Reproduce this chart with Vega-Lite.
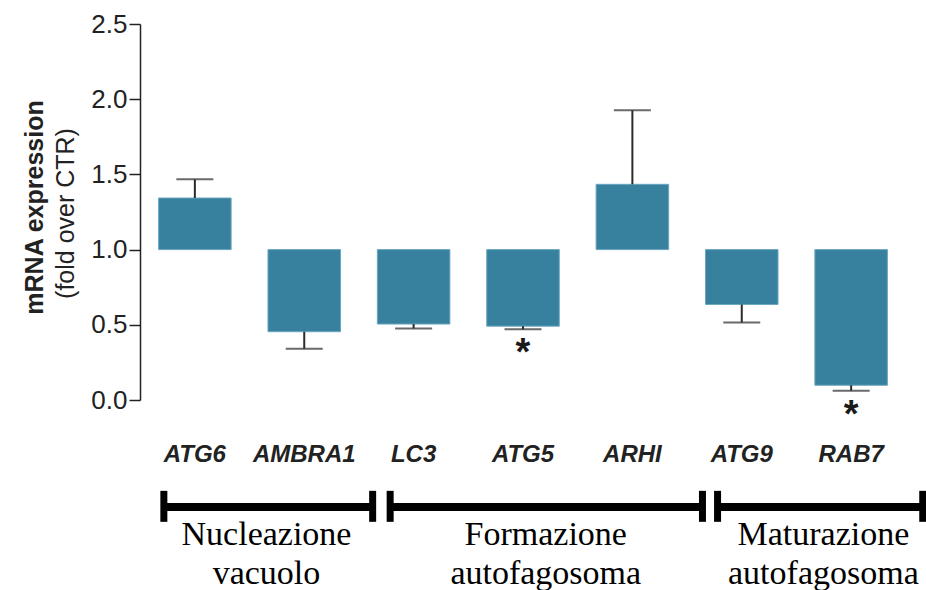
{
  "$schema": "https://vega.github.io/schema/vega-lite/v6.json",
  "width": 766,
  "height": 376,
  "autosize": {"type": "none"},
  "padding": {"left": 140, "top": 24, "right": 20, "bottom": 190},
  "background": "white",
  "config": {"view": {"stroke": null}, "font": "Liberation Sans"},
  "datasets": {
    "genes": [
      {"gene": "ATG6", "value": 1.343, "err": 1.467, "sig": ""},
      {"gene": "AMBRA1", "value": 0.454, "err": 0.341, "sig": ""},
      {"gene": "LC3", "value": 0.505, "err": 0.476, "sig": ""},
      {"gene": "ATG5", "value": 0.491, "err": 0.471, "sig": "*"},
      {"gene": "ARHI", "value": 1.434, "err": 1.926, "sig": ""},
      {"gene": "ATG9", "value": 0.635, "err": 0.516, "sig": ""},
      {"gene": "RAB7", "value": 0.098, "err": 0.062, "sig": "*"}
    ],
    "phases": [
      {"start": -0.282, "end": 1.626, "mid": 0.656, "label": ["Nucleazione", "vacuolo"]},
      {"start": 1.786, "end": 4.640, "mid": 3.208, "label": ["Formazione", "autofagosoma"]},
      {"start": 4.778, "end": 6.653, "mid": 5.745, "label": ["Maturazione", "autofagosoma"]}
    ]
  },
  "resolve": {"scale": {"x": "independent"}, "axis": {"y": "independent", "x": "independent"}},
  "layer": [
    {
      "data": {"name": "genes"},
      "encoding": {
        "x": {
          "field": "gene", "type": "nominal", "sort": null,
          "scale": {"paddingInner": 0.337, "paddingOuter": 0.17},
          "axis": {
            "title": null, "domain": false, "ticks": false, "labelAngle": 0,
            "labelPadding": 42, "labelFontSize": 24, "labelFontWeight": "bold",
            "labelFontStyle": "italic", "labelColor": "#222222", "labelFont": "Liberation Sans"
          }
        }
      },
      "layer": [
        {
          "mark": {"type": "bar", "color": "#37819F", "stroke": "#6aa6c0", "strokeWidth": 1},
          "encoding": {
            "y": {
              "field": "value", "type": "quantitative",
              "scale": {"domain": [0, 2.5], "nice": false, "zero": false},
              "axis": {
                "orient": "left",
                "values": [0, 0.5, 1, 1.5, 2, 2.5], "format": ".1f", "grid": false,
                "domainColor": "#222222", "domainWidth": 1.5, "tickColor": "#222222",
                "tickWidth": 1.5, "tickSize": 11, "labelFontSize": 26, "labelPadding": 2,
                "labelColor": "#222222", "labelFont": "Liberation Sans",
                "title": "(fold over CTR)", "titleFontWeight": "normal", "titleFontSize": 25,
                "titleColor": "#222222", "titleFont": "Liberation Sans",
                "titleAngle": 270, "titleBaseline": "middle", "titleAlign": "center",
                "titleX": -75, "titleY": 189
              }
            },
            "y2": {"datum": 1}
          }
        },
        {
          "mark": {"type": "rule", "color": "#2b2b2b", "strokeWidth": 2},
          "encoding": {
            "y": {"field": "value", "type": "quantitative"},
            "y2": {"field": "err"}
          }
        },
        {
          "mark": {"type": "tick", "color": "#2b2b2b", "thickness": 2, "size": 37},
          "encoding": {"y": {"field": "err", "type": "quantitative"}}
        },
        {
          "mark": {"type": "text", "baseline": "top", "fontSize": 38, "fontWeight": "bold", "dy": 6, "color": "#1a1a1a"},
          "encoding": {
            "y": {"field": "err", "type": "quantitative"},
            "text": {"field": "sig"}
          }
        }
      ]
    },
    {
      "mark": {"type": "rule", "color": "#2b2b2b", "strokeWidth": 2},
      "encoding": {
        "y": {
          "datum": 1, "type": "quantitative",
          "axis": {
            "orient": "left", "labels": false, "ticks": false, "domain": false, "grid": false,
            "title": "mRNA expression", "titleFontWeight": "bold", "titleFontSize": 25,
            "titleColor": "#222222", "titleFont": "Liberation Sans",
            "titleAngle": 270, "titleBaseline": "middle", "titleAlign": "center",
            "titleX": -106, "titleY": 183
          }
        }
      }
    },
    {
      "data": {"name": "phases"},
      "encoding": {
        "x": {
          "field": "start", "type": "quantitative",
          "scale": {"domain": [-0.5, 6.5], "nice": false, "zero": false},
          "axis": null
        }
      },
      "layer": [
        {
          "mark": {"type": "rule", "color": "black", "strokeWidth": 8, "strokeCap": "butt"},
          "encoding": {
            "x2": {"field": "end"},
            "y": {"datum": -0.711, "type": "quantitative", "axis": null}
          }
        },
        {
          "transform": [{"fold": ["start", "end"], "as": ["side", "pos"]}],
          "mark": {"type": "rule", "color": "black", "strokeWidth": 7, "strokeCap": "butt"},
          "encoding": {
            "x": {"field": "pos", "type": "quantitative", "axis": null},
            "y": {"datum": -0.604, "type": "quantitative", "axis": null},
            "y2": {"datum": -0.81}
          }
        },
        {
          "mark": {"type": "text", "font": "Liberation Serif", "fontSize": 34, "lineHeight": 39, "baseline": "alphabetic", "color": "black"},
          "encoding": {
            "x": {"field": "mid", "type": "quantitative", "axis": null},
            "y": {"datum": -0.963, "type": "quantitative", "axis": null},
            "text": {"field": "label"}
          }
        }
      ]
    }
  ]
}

[Exercise directions]:
Return the full material word for word. Do not include the pictures.

[Final result]:
Reproduce this chart with Vega-Lite.
{
  "$schema": "https://vega.github.io/schema/vega-lite/v6.json",
  "width": 766,
  "height": 376,
  "autosize": {"type": "none"},
  "padding": {"left": 140, "top": 24, "right": 20, "bottom": 190},
  "background": "white",
  "config": {"view": {"stroke": null}, "font": "Liberation Sans"},
  "datasets": {
    "genes": [
      {"gene": "ATG6", "value": 1.343, "err": 1.467, "sig": ""},
      {"gene": "AMBRA1", "value": 0.454, "err": 0.341, "sig": ""},
      {"gene": "LC3", "value": 0.505, "err": 0.476, "sig": ""},
      {"gene": "ATG5", "value": 0.491, "err": 0.471, "sig": "*"},
      {"gene": "ARHI", "value": 1.434, "err": 1.926, "sig": ""},
      {"gene": "ATG9", "value": 0.635, "err": 0.516, "sig": ""},
      {"gene": "RAB7", "value": 0.098, "err": 0.062, "sig": "*"}
    ],
    "phases": [
      {"start": -0.282, "end": 1.626, "mid": 0.656, "label": ["Nucleazione", "vacuolo"]},
      {"start": 1.786, "end": 4.640, "mid": 3.208, "label": ["Formazione", "autofagosoma"]},
      {"start": 4.778, "end": 6.653, "mid": 5.745, "label": ["Maturazione", "autofagosoma"]}
    ]
  },
  "resolve": {"scale": {"x": "independent"}, "axis": {"y": "independent", "x": "independent"}},
  "layer": [
    {
      "data": {"name": "genes"},
      "encoding": {
        "x": {
          "field": "gene", "type": "nominal", "sort": null,
          "scale": {"paddingInner": 0.337, "paddingOuter": 0.17},
          "axis": {
            "title": null, "domain": false, "ticks": false, "labelAngle": 0,
            "labelPadding": 42, "labelFontSize": 24, "labelFontWeight": "bold",
            "labelFontStyle": "italic", "labelColor": "#222222", "labelFont": "Liberation Sans"
          }
        }
      },
      "layer": [
        {
          "mark": {"type": "bar", "color": "#37819F", "stroke": "#6aa6c0", "strokeWidth": 1},
          "encoding": {
            "y": {
              "field": "value", "type": "quantitative",
              "scale": {"domain": [0, 2.5], "nice": false, "zero": false},
              "axis": {
                "orient": "left",
                "values": [0, 0.5, 1, 1.5, 2, 2.5], "format": ".1f", "grid": false,
                "domainColor": "#222222", "domainWidth": 1.5, "tickColor": "#222222",
                "tickWidth": 1.5, "tickSize": 11, "labelFontSize": 26, "labelPadding": 2,
                "labelColor": "#222222", "labelFont": "Liberation Sans",
                "title": "(fold over CTR)", "titleFontWeight": "normal", "titleFontSize": 25,
                "titleColor": "#222222", "titleFont": "Liberation Sans",
                "titleAngle": 270, "titleBaseline": "middle", "titleAlign": "center",
                "titleX": -75, "titleY": 189
              }
            },
            "y2": {"datum": 1}
          }
        },
        {
          "mark": {"type": "rule", "color": "#2b2b2b", "strokeWidth": 2},
          "encoding": {
            "y": {"field": "value", "type": "quantitative"},
            "y2": {"field": "err"}
          }
        },
        {
          "mark": {"type": "tick", "color": "#2b2b2b", "thickness": 2, "size": 37},
          "encoding": {"y": {"field": "err", "type": "quantitative"}}
        },
        {
          "mark": {"type": "text", "baseline": "top", "fontSize": 38, "fontWeight": "bold", "dy": 6, "color": "#1a1a1a"},
          "encoding": {
            "y": {"field": "err", "type": "quantitative"},
            "text": {"field": "sig"}
          }
        }
      ]
    },
    {
      "mark": {"type": "rule", "color": "#2b2b2b", "strokeWidth": 2},
      "encoding": {
        "y": {
          "datum": 1, "type": "quantitative",
          "axis": {
            "orient": "left", "labels": false, "ticks": false, "domain": false, "grid": false,
            "title": "mRNA expression", "titleFontWeight": "bold", "titleFontSize": 25,
            "titleColor": "#222222", "titleFont": "Liberation Sans",
            "titleAngle": 270, "titleBaseline": "middle", "titleAlign": "center",
            "titleX": -106, "titleY": 183
          }
        }
      }
    },
    {
      "data": {"name": "phases"},
      "encoding": {
        "x": {
          "field": "start", "type": "quantitative",
          "scale": {"domain": [-0.5, 6.5], "nice": false, "zero": false},
          "axis": null
        }
      },
      "layer": [
        {
          "mark": {"type": "rule", "color": "black", "strokeWidth": 8, "strokeCap": "butt"},
          "encoding": {
            "x2": {"field": "end"},
            "y": {"datum": -0.711, "type": "quantitative", "axis": null}
          }
        },
        {
          "transform": [{"fold": ["start", "end"], "as": ["side", "pos"]}],
          "mark": {"type": "rule", "color": "black", "strokeWidth": 7, "strokeCap": "butt"},
          "encoding": {
            "x": {"field": "pos", "type": "quantitative", "axis": null},
            "y": {"datum": -0.604, "type": "quantitative", "axis": null},
            "y2": {"datum": -0.81}
          }
        },
        {
          "mark": {"type": "text", "font": "Liberation Serif", "fontSize": 34, "lineHeight": 39, "baseline": "alphabetic", "color": "black"},
          "encoding": {
            "x": {"field": "mid", "type": "quantitative", "axis": null},
            "y": {"datum": -0.963, "type": "quantitative", "axis": null},
            "text": {"field": "label"}
          }
        }
      ]
    }
  ]
}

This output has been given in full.